> [Problem details] Nothing outside the stretch should be returned: give exactly the lines from the line containing "What Plotly code" through the line containing "17.2, 16.0, 14.6, 13.3, 11.8, 10.3, 8.8, 7.5, 6.5, 6.2]", including both.

> [Provided material]
--------------------------------------------------

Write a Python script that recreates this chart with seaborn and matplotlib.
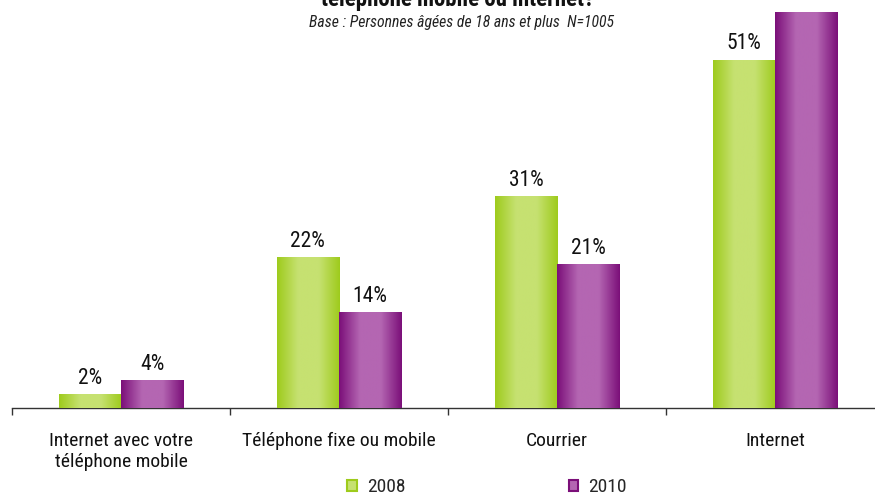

--------------------------------------------------

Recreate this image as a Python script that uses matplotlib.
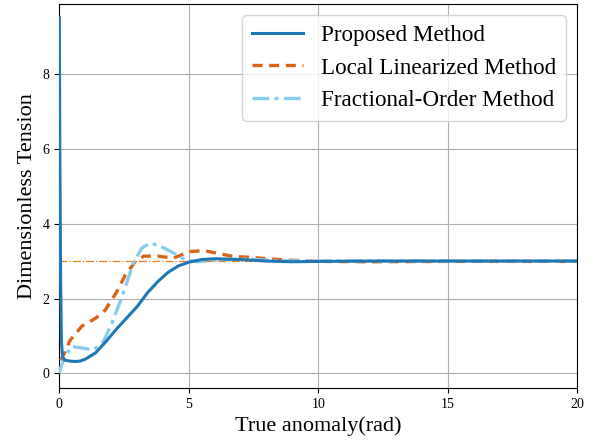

--------------------------------------------------

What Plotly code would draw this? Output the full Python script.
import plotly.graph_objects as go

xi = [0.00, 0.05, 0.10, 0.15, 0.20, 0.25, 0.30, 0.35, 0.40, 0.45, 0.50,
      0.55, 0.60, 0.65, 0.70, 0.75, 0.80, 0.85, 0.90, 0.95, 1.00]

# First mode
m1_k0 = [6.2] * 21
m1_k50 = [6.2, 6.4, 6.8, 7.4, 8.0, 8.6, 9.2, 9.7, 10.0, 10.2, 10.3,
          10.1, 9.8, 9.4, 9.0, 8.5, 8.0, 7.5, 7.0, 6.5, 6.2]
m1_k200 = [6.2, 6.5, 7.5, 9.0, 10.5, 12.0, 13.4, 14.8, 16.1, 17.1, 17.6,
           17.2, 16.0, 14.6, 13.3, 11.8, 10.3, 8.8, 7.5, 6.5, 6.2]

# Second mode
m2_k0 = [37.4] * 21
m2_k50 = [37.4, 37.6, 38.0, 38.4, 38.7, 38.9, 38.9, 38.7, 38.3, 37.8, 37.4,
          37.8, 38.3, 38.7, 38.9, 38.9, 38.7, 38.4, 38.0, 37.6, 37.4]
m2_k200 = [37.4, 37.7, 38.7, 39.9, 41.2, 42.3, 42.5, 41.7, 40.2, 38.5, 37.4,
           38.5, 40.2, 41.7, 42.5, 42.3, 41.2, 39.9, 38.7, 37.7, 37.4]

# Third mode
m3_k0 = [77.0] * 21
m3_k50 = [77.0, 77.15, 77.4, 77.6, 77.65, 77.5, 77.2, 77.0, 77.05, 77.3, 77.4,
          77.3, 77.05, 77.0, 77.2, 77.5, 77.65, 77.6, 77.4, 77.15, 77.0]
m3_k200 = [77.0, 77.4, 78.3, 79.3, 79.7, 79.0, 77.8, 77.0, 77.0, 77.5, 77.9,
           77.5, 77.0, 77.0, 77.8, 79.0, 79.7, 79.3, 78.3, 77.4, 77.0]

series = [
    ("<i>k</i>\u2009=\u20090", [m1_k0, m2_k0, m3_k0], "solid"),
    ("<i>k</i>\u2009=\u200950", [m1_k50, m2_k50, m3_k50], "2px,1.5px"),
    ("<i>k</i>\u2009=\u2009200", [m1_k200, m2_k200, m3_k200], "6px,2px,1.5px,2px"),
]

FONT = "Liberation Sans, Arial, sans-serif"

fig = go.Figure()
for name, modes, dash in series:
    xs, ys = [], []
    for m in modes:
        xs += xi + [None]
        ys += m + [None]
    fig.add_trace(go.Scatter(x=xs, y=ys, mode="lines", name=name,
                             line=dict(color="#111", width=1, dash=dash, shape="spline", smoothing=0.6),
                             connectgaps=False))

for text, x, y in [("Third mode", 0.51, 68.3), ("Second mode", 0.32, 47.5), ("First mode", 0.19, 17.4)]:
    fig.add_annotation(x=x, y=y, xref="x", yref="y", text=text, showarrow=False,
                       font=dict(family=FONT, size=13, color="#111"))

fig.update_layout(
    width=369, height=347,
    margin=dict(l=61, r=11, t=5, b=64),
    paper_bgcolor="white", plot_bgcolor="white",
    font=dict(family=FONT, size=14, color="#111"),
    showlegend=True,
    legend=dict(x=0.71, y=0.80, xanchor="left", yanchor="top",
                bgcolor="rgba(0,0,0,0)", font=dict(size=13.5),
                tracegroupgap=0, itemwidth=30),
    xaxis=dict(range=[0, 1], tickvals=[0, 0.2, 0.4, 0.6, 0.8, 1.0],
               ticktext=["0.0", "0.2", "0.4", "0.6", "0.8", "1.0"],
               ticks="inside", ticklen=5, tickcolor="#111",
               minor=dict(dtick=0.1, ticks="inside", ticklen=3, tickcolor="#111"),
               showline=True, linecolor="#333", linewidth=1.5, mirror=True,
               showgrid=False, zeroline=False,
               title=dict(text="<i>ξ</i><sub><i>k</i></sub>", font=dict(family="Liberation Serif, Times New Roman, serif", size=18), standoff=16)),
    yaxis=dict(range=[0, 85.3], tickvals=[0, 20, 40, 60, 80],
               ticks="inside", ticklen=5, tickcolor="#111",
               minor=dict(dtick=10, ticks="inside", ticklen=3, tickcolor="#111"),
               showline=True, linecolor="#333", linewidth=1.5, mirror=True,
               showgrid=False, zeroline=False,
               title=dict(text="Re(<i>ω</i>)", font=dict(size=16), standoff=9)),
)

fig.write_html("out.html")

--------------------------------------------------

> [Task solution]
What Plotly code would draw this? Output the full Python script.
import plotly.graph_objects as go

xi = [0.00, 0.05, 0.10, 0.15, 0.20, 0.25, 0.30, 0.35, 0.40, 0.45, 0.50,
      0.55, 0.60, 0.65, 0.70, 0.75, 0.80, 0.85, 0.90, 0.95, 1.00]

# First mode
m1_k0 = [6.2] * 21
m1_k50 = [6.2, 6.4, 6.8, 7.4, 8.0, 8.6, 9.2, 9.7, 10.0, 10.2, 10.3,
          10.1, 9.8, 9.4, 9.0, 8.5, 8.0, 7.5, 7.0, 6.5, 6.2]
m1_k200 = [6.2, 6.5, 7.5, 9.0, 10.5, 12.0, 13.4, 14.8, 16.1, 17.1, 17.6,
           17.2, 16.0, 14.6, 13.3, 11.8, 10.3, 8.8, 7.5, 6.5, 6.2]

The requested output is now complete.